Rupee near 1-month low on stocks, weaker euro

The Indian rupee fell to its lowest in almost a month on Wednesday, after the euro’s fall from a seven-week peak triggered dollar demand from importers and a weakness in global stock markets underpinned sentiment.
The partially convertible rupee ended at 47.0150/0250 per dollar, off an intraday low of 47.1550, weakest since June 9 and about 0.3 per cent lower than Tuesday’s close of 46.89/90.
“A shaky euro pushed the rupee lower as there was uncertainty whether it would stay at the current peak levels,” said a senior dealer with a foreign bank in Mumbai. He expects the rupee to trade in a range of 46.90 to 47.10 a dollar on Thursday.
The euro slipped off seven-week highs against the dollar on concerns about the global economic recovery and as investors scrutinised details of plans to test the financial health of European banks.
A European committee of bank supervisors will outline on Wednesday the methodology for stress tests of about 100 banks but German banking sources said the test would exclude a haircut on German sovereign bonds.
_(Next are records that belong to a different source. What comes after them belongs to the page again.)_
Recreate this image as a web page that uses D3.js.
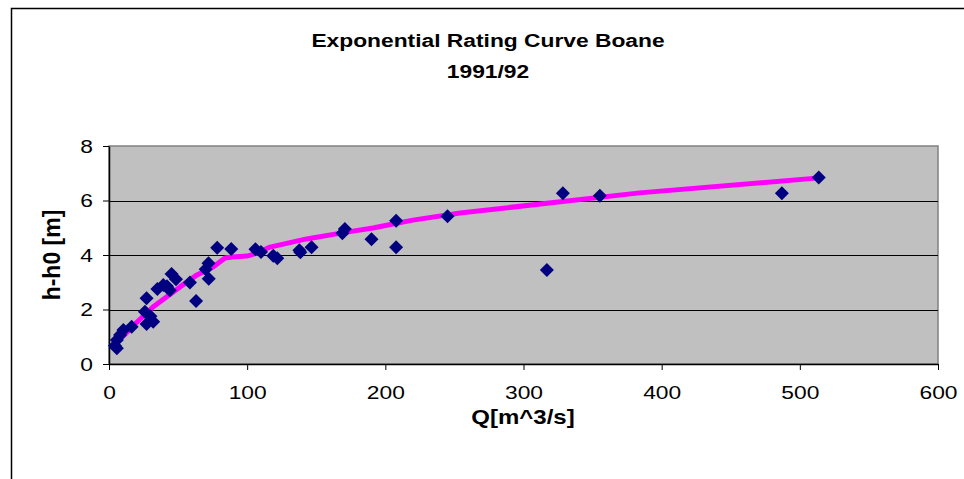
<!DOCTYPE html>
<html>
<head>
<meta charset="utf-8">
<script src="https://cdn.jsdelivr.net/npm/d3@7"></script>
<style>
  body { margin: 0; background: #fff; }
  svg { display: block; font-family: Arial, "Liberation Sans", sans-serif; }
</style>
</head>
<body>
<svg id="chart" width="964" height="479"></svg>
<script>
// measured points Q [m^3/s] and h-h0 [m]
const measuredQ = [4.3, 5.7, 5.7, 8, 10.4, 16.4, 26, 27.2, 27.2, 30, 32, 35, 39.3, 42, 44, 45.3, 48.5,
  58.6, 63, 70, 72, 72.2, 78.3, 88.5, 106, 110, 118.9, 121.8, 137.8, 138.5, 146.6, 168.9, 170.7,
  190, 207.8, 207.8, 245, 316.9, 328.5, 355.3, 487, 513.7];
const measuredH = [0.67, 0.58, 0.88, 1.06, 1.25, 1.37, 1.92, 2.41, 1.47, 1.75, 1.55, 2.75, 2.9, 2.85, 2.71, 3.3, 3.11,
  2.99, 2.31, 3.48, 3.7, 3.13, 4.27, 4.22, 4.21, 4.11, 3.97, 3.88, 4.17, 4.1, 4.28, 4.8, 4.95,
  4.58, 5.26, 4.28, 5.42, 3.45, 6.27, 6.17, 6.27, 6.84];

// fitted rating curve
const curveQ = [4.3, 20.3, 31.8, 51.4, 63.7, 75.3, 84, 89, 100, 107, 116.5, 143, 172, 191, 205.5, 220, 254, 384, 514];
const curveH = [0.72, 1.54, 2.09, 2.83, 3.27, 3.56, 3.89, 3.93, 3.96, 4.07, 4.29, 4.59, 4.84, 4.99, 5.14, 5.28, 5.54, 6.28, 6.83];

const xTicks = [0, 100, 200, 300, 400, 500, 600];
const yTicks = [0, 2, 4, 6, 8];

const svg = d3.select('#chart');
const plot = { left: 109, right: 938, top: 146, bottom: 364 };
const stretch = 'scale(1.2,1)'; // the reference text is a bit wide

const x = d3.scaleLinear().domain([0, 600]).range([plot.left, plot.right]);
const y = d3.scaleLinear().domain([0, 8]).range([plot.bottom, plot.top]);

// outer chart frame (runs off the right and bottom edge)
svg.append('path')
  .attr('d', 'M11.5,480 V8.5 H965')
  .attr('fill', 'none')
  .attr('stroke', '#000')
  .attr('stroke-width', 1.5);

// plot area
svg.append('rect')
  .attr('x', plot.left)
  .attr('y', plot.top)
  .attr('width', plot.right - plot.left)
  .attr('height', plot.bottom - plot.top)
  .attr('fill', '#c0c0c0')
  .attr('stroke', '#808080')
  .attr('stroke-width', 1.5);

// gridlines
svg.append('g')
  .selectAll('line')
  .data(yTicks.filter(d => d > 0 && d < 8))
  .enter()
  .append('line')
  .attr('x1', plot.left)
  .attr('x2', plot.right)
  .attr('y1', d => Math.round(y(d)) + 0.5)
  .attr('y2', d => Math.round(y(d)) + 0.5)
  .attr('stroke', '#000');

// axes
const xAxis = svg.append('g')
  .attr('transform', 'translate(0,' + plot.bottom + ')')
  .call(d3.axisBottom(x).tickValues(xTicks).tickSize(6).tickSizeOuter(0).tickPadding(16));
const yAxis = svg.append('g')
  .attr('transform', 'translate(' + plot.left + ',0)')
  .call(d3.axisLeft(y).tickValues(yTicks).tickSize(6).tickSizeOuter(0));

[xAxis, yAxis].forEach(a => {
  a.select('.domain').attr('stroke', '#000').attr('stroke-width', 1.5);
  a.selectAll('.tick line').attr('stroke', '#000');
  a.selectAll('.tick text')
    .attr('font-size', 19)
    .attr('font-family', 'Arial, "Liberation Sans", sans-serif')
    .attr('fill', '#000')
    .attr('transform', stretch);
});
yAxis.selectAll('.tick text').attr('x', -16 / 1.2);

// rating curve
svg.append('path')
  .datum(curveQ.map((q, i) => [q, curveH[i]]))
  .attr('d', d3.line().x(d => x(d[0])).y(d => y(d[1])))
  .attr('fill', 'none')
  .attr('stroke', '#ff00ff')
  .attr('stroke-width', 5)
  .attr('stroke-linejoin', 'round');

// measured points as diamonds
const r = 7;
svg.append('g')
  .selectAll('path')
  .data(measuredQ.map((q, i) => [q, measuredH[i]]))
  .enter()
  .append('path')
  .attr('transform', d => 'translate(' + x(d[0]) + ',' + y(d[1]) + ')')
  .attr('d', 'M0,' + -r + 'L' + r + ',0L0,' + r + 'L' + -r + ',0Z')
  .attr('fill', '#000080');

// titles
function label(tx, ty, txt, size) {
  return svg.append('text')
    .attr('transform', 'translate(' + tx + ',' + ty + ') ' + stretch)
    .attr('text-anchor', 'middle')
    .attr('font-weight', 'bold')
    .attr('font-size', size)
    .text(txt);
}
label(488, 47, 'Exponential Rating Curve Boane', 19);
label(488, 78, '1991/92', 19);
label(523, 424, 'Q[m^3/s]', 20);

svg.append('text')
  .attr('transform', 'translate(60,255) rotate(-90)')
  .attr('text-anchor', 'middle')
  .attr('font-weight', 'bold')
  .attr('font-size', 23)
  .text('h-h0 [m]');
</script>
</body>
</html>
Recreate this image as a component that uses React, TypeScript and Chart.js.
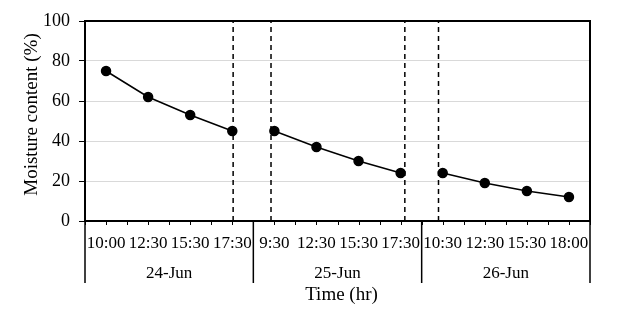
import React, { useEffect, useRef } from "react";
import { Chart, registerables } from "chart.js";

Chart.register(...registerables);

const timeLabels = ["10:00", "12:30", "15:30", "17:30", "9:30", "12:30", "15:30", "17:30", "10:30", "12:30", "15:30", "18:00"];
const dayLabels = ["24-Jun", "25-Jun", "26-Jun"];
const day1Values = [75, 62, 53, 45];
const day2Values = [45, 37, 30, 24];
const day3Values = [24, 19, 15, 12];
const dividerPositions = [3.02, 3.92, 7.1, 7.9];
const yTicks = [0, 20, 40, 60, 80, 100];

const FONT = '"Liberation Serif", "Times New Roman", serif';

export default function App() {
  const ref = useRef<HTMLCanvasElement | null>(null);

  useEffect(() => {
    document.body.style.margin = "0";
    const canvas = ref.current;
    if (!canvas) return;

    const mk = (vals: number[], start: number) => vals.map((v, i) => ({ x: start + i, y: v }));

    const lineDs = (vals: number[], start: number) => ({
      data: mk(vals, start),
      borderColor: "#000",
      backgroundColor: "#000",
      borderWidth: 1.5,
      pointRadius: 4.5,
      pointHoverRadius: 4.5,
      pointBackgroundColor: "#000",
      pointBorderColor: "#000",
      tension: 0,
    });

    const dividerDs = dividerPositions.map((p) => ({
      data: [
        { x: p, y: 0 },
        { x: p, y: 100 },
      ],
      borderColor: "#000",
      borderWidth: 1.5,
      borderDash: [5, 4],
      pointRadius: 0,
      tension: 0,
    }));

    const decor = {
      id: "decor",
      afterDraw(chart: any) {
        const { ctx, chartArea } = chart;
        const xs = chart.scales.x;
        const { left, right, top, bottom } = chartArea;
        ctx.save();
        ctx.strokeStyle = "#000";
        ctx.fillStyle = "#000";
        // plot border
        ctx.lineWidth = 2;
        ctx.strokeRect(left, top, right - left, bottom - top);
        // x minor ticks
        ctx.lineWidth = 1;
        for (let v = -0.5; v <= timeLabels.length - 0.5 + 1e-6; v += 0.5) {
          const px = Math.round(xs.getPixelForValue(v)) + 0.5;
          ctx.beginPath();
          ctx.moveTo(px, bottom);
          ctx.lineTo(px, bottom + 4);
          ctx.stroke();
        }
        // category labels
        ctx.font = `17px ${FONT}`;
        ctx.textAlign = "center";
        ctx.textBaseline = "alphabetic";
        timeLabels.forEach((l, i) => {
          ctx.fillText(l, xs.getPixelForValue(i), 248);
        });
        // group separators
        ctx.lineWidth = 1.5;
        const per = timeLabels.length / dayLabels.length;
        for (let g = 0; g <= dayLabels.length; g++) {
          const px = xs.getPixelForValue(g * per - 0.5);
          ctx.beginPath();
          ctx.moveTo(px, bottom);
          ctx.lineTo(px, 283);
          ctx.stroke();
        }
        // group labels
        dayLabels.forEach((l, g) => {
          ctx.fillText(l, xs.getPixelForValue(g * per + (per - 1) / 2), 277.5);
        });
        // axis titles
        ctx.font = `19px ${FONT}`;
        ctx.fillText("Time (hr)", 341.5, 300);
        ctx.save();
        ctx.translate(37, 114.5);
        ctx.rotate(-Math.PI / 2);
        ctx.fillText("Moisture content (%)", 0, 0);
        ctx.restore();
        ctx.restore();
      },
    };

    const chart = new Chart(canvas, {
      type: "line",
      data: {
        datasets: [lineDs(day1Values, 0), lineDs(day2Values, 4), lineDs(day3Values, 8), ...dividerDs] as any,
      },
      options: {
        animation: false,
        responsive: false,
        maintainAspectRatio: false,
        layout: { padding: { left: 0, right: 49, top: 21, bottom: 0 } },
        plugins: { legend: { display: false }, tooltip: { enabled: false } },
        scales: {
          x: {
            type: "linear",
            min: -0.5,
            max: timeLabels.length - 0.5,
            ticks: { display: false },
            grid: { display: false },
            border: { display: false },
            afterFit: (s: any) => {
              s.height = 103;
            },
          },
          y: {
            min: 0,
            max: 100,
            afterBuildTicks: (s: any) => {
              s.ticks = yTicks.map((v) => ({ value: v }));
            },
            ticks: {
              font: { family: FONT, size: 18 },
              color: "#000",
              padding: 9,
            },
            grid: {
              color: "#d9d9d9",
              tickColor: "#000",
              tickLength: 6,
              lineWidth: 1,
            },
            border: { display: false },
            afterFit: (s: any) => {
              s.width = 85;
            },
          },
        },
      },
      plugins: [decor],
    });

    return () => chart.destroy();
  }, []);

  return (
    <canvas
      ref={ref}
      width={639}
      height={324}
      style={{ display: "block", position: "absolute", left: 0, top: 0 }}
    />
  );
}
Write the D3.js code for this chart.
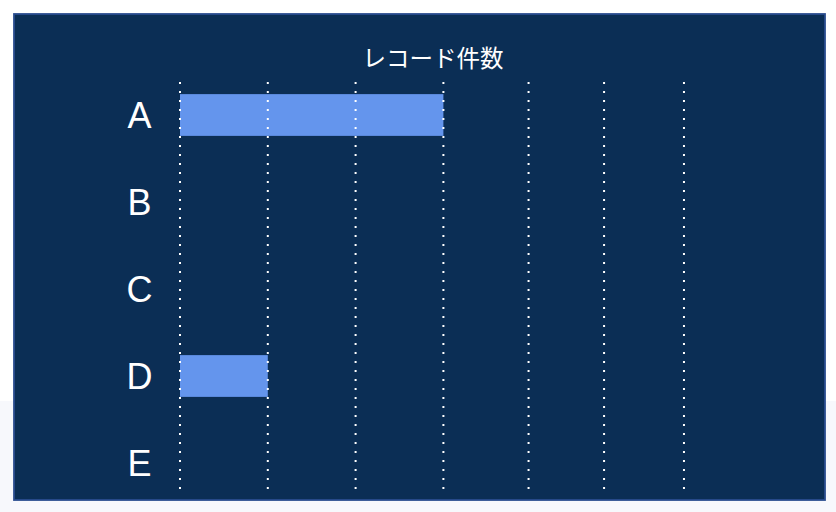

Lower local share prices also hit sentiment, traders said. The benchmark BSE share index fell 0.8 per cent, hurt by weaker global markets, concerns on recovery in the US economy and nervousness about the European banking stress test.
Foreign funds have bought around $6.8 billion worth of Indian equities so far in 2010, after pumping in $17.5 billion in 2009.
Dealers said a few foreign banks were buying dollars cheaper locally to sell at a higher rate in the offshore non-deliverable forward (NDF) market.
The one-month offshore non-deliverable forward contracts were quoted at 47.25/35, higher than the one-month onshore forward rate of 47.22 at close of trade.
In the currency futures market, the most traded near-month dollar-rupee contracts on the National Stock Exchange and MCX-SX ended at 47.1875 and 47.19 respectively. The total traded volume on the two exchanges at about $6.1 billion.